• PROVIDED DATA
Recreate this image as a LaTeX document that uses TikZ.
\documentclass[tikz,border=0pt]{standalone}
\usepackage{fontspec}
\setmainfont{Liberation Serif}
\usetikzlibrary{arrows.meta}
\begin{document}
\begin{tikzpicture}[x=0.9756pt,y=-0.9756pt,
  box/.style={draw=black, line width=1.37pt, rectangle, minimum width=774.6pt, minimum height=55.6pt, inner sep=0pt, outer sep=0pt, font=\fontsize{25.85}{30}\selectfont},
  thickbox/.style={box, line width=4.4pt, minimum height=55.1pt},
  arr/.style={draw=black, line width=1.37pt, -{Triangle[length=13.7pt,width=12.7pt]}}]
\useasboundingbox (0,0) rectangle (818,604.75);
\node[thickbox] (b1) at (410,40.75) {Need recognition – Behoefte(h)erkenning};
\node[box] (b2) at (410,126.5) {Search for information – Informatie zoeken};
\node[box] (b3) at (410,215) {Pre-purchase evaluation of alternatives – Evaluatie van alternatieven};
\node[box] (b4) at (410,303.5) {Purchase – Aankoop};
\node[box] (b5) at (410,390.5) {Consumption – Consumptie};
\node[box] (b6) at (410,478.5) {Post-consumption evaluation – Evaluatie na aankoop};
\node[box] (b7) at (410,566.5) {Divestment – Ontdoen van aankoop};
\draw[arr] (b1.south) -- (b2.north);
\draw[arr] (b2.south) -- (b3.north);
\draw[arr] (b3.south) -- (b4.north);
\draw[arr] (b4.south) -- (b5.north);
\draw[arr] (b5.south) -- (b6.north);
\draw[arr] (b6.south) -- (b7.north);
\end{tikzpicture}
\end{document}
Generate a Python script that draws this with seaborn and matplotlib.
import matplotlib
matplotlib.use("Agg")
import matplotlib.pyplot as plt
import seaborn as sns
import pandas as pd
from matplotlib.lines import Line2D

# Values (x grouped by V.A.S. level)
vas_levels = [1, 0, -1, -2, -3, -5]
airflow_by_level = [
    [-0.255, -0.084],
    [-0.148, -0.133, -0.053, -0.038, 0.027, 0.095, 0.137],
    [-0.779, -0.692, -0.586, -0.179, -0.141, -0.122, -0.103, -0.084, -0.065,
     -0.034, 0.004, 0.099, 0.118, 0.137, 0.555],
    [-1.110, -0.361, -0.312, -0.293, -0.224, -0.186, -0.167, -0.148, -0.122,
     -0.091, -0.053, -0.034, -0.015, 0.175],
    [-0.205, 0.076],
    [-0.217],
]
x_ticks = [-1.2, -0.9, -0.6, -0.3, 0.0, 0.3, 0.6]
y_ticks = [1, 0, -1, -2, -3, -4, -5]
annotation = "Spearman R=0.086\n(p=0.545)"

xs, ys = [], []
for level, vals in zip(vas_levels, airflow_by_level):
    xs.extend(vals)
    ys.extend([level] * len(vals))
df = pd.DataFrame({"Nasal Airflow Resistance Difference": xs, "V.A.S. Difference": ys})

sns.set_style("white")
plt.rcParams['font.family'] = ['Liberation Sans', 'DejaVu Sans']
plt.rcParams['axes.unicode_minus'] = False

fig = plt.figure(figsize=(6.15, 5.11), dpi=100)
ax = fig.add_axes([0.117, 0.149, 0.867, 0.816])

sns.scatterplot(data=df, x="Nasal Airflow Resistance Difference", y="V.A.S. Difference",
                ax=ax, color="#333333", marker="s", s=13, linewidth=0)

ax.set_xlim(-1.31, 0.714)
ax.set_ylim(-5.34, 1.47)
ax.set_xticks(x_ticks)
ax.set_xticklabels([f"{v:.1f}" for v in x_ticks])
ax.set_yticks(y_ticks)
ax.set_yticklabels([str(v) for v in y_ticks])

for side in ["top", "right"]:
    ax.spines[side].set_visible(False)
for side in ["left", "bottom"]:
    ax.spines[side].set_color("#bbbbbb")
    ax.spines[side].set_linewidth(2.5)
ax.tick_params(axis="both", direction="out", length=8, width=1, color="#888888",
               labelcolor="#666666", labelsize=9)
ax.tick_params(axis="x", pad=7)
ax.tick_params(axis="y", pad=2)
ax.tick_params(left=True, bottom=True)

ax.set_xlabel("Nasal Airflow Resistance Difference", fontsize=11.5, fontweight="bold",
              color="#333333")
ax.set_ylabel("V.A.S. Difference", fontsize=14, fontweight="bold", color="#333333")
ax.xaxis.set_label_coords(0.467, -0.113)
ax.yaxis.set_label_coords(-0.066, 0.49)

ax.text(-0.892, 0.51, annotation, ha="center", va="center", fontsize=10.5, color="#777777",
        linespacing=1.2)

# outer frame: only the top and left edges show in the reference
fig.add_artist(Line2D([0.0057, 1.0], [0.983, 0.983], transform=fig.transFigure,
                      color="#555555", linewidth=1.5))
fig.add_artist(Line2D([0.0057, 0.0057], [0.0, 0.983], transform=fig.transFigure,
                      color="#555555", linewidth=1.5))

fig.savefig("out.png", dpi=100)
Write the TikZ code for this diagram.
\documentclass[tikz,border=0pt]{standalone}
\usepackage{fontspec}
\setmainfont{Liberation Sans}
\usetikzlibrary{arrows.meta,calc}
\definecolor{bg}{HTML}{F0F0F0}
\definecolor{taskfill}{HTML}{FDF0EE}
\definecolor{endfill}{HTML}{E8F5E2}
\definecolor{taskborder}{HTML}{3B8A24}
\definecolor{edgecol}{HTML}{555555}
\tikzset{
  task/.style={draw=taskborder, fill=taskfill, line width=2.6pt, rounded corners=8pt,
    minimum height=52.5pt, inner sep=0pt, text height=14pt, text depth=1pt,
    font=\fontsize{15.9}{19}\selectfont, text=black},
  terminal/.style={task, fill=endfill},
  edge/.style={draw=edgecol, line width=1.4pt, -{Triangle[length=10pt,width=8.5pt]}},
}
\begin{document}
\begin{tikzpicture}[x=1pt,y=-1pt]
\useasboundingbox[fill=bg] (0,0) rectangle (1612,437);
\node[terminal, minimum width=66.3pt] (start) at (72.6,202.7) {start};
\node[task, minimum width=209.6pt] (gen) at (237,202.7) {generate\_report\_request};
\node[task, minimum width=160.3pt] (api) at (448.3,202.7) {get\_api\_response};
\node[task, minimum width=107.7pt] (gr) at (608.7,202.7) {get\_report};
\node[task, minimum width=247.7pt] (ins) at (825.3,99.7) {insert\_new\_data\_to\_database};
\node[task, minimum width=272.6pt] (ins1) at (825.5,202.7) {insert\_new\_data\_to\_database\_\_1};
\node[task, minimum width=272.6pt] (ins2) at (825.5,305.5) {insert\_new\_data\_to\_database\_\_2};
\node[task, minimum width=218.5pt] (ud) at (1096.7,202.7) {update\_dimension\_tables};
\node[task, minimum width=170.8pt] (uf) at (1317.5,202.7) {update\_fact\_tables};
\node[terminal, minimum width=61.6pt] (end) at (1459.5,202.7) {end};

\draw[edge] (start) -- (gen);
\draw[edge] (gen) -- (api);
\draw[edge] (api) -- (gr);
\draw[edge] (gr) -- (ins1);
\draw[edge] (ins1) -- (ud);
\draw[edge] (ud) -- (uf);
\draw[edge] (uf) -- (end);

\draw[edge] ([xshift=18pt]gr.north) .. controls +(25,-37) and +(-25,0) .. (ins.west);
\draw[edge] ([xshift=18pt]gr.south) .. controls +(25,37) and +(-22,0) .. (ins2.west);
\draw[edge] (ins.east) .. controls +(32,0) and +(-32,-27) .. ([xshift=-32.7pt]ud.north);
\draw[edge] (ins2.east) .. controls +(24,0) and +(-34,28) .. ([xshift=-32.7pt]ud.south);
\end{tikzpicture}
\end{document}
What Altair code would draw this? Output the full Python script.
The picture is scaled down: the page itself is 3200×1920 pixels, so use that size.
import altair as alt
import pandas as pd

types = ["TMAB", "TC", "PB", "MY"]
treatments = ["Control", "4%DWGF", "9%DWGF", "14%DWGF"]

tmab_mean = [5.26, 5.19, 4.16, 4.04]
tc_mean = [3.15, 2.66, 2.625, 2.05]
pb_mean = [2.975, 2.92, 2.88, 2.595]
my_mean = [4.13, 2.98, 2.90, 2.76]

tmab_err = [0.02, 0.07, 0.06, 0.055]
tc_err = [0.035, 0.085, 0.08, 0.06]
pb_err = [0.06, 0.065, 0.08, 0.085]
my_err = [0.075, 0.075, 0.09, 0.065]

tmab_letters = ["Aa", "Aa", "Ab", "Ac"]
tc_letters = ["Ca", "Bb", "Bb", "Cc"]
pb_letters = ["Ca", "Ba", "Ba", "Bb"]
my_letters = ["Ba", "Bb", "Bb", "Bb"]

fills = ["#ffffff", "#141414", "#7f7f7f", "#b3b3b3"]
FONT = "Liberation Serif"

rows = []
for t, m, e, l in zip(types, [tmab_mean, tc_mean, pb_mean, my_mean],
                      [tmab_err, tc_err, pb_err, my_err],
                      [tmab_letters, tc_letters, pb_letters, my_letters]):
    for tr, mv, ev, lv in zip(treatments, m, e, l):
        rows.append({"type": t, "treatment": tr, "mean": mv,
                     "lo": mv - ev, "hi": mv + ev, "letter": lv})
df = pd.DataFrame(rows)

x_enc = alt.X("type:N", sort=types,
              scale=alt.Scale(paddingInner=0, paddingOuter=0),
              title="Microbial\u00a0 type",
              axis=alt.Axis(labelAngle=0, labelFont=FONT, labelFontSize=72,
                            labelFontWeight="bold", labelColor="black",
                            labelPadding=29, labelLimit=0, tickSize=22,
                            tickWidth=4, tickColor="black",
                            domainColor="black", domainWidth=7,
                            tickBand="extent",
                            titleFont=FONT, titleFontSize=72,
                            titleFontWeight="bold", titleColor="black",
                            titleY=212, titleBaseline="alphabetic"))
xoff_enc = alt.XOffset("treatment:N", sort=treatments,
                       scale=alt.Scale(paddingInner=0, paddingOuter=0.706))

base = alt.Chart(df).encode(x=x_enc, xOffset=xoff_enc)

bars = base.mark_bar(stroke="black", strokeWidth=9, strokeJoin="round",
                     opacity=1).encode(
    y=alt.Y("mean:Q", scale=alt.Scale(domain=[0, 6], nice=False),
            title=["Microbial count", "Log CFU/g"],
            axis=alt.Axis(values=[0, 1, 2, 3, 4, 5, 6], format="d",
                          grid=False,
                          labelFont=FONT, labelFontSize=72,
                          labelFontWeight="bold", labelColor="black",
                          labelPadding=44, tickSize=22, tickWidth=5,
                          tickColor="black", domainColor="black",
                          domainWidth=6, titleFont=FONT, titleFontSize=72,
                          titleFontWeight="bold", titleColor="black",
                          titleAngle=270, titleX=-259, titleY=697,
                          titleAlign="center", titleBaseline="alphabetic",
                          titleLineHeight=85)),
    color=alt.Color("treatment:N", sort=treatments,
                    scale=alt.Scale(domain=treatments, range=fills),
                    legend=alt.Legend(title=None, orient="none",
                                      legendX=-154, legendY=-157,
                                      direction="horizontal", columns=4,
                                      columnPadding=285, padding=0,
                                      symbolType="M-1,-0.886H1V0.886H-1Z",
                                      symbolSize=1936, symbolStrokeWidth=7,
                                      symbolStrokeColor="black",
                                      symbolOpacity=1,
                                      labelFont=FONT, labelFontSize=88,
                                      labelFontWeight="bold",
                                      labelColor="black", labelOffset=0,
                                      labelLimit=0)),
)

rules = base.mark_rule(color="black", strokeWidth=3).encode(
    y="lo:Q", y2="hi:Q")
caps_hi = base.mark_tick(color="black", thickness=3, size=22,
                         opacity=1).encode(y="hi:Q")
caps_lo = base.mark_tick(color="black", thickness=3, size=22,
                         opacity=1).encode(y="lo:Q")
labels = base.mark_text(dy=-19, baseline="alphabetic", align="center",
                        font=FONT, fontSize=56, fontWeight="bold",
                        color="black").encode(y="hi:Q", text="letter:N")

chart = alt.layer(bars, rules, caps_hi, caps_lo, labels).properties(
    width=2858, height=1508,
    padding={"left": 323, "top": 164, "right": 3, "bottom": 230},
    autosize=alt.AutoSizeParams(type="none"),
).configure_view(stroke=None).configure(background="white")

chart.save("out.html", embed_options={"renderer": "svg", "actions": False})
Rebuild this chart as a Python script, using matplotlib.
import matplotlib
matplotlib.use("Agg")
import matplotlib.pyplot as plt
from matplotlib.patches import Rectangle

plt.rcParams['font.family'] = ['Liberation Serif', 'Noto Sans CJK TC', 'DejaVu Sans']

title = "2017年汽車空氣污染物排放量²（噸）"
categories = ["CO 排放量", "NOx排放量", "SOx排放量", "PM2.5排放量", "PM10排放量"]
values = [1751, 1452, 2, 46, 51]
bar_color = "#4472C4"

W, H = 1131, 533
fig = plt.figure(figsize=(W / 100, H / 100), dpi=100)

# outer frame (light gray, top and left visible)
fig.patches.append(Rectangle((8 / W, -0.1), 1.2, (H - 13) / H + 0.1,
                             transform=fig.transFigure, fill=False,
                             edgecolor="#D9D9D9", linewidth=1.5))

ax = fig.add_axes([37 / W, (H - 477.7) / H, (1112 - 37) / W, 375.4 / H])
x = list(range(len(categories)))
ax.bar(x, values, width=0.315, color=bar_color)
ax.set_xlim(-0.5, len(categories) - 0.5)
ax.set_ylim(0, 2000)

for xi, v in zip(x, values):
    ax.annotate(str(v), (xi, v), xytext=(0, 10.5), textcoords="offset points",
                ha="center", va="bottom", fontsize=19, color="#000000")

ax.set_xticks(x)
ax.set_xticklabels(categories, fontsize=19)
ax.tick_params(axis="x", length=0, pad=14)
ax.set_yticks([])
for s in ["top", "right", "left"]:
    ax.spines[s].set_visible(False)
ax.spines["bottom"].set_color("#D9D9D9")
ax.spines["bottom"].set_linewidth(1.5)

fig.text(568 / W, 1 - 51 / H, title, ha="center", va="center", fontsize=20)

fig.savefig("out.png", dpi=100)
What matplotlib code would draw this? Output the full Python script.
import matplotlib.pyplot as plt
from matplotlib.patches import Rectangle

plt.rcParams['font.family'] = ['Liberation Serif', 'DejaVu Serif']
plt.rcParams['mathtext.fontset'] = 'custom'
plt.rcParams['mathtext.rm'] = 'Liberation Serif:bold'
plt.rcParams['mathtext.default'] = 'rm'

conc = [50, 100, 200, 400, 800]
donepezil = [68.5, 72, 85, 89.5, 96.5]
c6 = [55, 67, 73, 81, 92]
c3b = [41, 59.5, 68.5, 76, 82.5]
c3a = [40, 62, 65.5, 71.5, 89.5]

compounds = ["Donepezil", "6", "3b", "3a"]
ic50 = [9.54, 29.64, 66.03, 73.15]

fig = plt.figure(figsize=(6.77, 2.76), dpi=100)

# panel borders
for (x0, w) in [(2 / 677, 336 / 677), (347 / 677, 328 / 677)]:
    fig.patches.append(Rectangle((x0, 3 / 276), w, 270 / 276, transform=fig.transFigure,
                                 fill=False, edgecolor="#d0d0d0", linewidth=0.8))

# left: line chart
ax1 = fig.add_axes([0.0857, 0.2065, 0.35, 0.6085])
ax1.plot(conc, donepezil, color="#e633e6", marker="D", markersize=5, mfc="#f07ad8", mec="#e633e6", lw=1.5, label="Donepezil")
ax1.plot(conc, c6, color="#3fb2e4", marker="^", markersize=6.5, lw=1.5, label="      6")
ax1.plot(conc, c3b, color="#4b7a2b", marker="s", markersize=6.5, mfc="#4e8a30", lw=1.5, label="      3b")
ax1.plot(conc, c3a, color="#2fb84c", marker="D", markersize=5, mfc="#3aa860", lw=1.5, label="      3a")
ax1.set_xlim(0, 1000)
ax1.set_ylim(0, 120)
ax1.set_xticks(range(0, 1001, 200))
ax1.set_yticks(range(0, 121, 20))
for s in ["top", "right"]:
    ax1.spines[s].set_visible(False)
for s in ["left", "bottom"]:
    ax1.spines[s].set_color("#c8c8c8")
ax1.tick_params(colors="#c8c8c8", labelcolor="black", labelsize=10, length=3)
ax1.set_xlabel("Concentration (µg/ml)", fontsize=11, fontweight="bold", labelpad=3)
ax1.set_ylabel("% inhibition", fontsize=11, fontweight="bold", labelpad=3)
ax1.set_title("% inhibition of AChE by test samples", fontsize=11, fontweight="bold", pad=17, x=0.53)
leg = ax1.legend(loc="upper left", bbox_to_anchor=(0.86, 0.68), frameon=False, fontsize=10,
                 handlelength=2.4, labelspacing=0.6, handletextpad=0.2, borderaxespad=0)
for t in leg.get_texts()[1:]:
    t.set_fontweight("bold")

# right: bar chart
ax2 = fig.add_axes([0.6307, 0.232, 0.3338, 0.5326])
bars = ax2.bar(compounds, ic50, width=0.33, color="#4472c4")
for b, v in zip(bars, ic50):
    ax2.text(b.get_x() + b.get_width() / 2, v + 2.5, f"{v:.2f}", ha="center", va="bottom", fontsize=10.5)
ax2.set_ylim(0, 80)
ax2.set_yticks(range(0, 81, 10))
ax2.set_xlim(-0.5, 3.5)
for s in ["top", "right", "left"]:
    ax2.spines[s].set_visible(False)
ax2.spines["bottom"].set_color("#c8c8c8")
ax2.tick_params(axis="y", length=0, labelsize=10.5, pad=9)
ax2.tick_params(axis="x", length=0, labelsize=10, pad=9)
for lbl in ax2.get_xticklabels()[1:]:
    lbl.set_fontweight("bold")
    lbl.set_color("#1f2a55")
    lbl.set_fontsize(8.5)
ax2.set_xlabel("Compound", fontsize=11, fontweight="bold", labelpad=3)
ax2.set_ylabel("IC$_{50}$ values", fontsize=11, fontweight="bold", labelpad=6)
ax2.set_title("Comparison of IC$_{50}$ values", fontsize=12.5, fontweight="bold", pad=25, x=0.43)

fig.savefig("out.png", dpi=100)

• GOAL
Exactly the lines from the line that has "What Altair code" through the line that has "df = pd.DataFrame(rows)" are to be repeated, both included, with nothing added.

• RESPONSE TO THE EXERCISE
What Altair code would draw this? Output the full Python script.
The picture is scaled down: the page itself is 3200×1920 pixels, so use that size.
import altair as alt
import pandas as pd

types = ["TMAB", "TC", "PB", "MY"]
treatments = ["Control", "4%DWGF", "9%DWGF", "14%DWGF"]

tmab_mean = [5.26, 5.19, 4.16, 4.04]
tc_mean = [3.15, 2.66, 2.625, 2.05]
pb_mean = [2.975, 2.92, 2.88, 2.595]
my_mean = [4.13, 2.98, 2.90, 2.76]

tmab_err = [0.02, 0.07, 0.06, 0.055]
tc_err = [0.035, 0.085, 0.08, 0.06]
pb_err = [0.06, 0.065, 0.08, 0.085]
my_err = [0.075, 0.075, 0.09, 0.065]

tmab_letters = ["Aa", "Aa", "Ab", "Ac"]
tc_letters = ["Ca", "Bb", "Bb", "Cc"]
pb_letters = ["Ca", "Ba", "Ba", "Bb"]
my_letters = ["Ba", "Bb", "Bb", "Bb"]

fills = ["#ffffff", "#141414", "#7f7f7f", "#b3b3b3"]
FONT = "Liberation Serif"

rows = []
for t, m, e, l in zip(types, [tmab_mean, tc_mean, pb_mean, my_mean],
                      [tmab_err, tc_err, pb_err, my_err],
                      [tmab_letters, tc_letters, pb_letters, my_letters]):
    for tr, mv, ev, lv in zip(treatments, m, e, l):
        rows.append({"type": t, "treatment": tr, "mean": mv,
                     "lo": mv - ev, "hi": mv + ev, "letter": lv})
df = pd.DataFrame(rows)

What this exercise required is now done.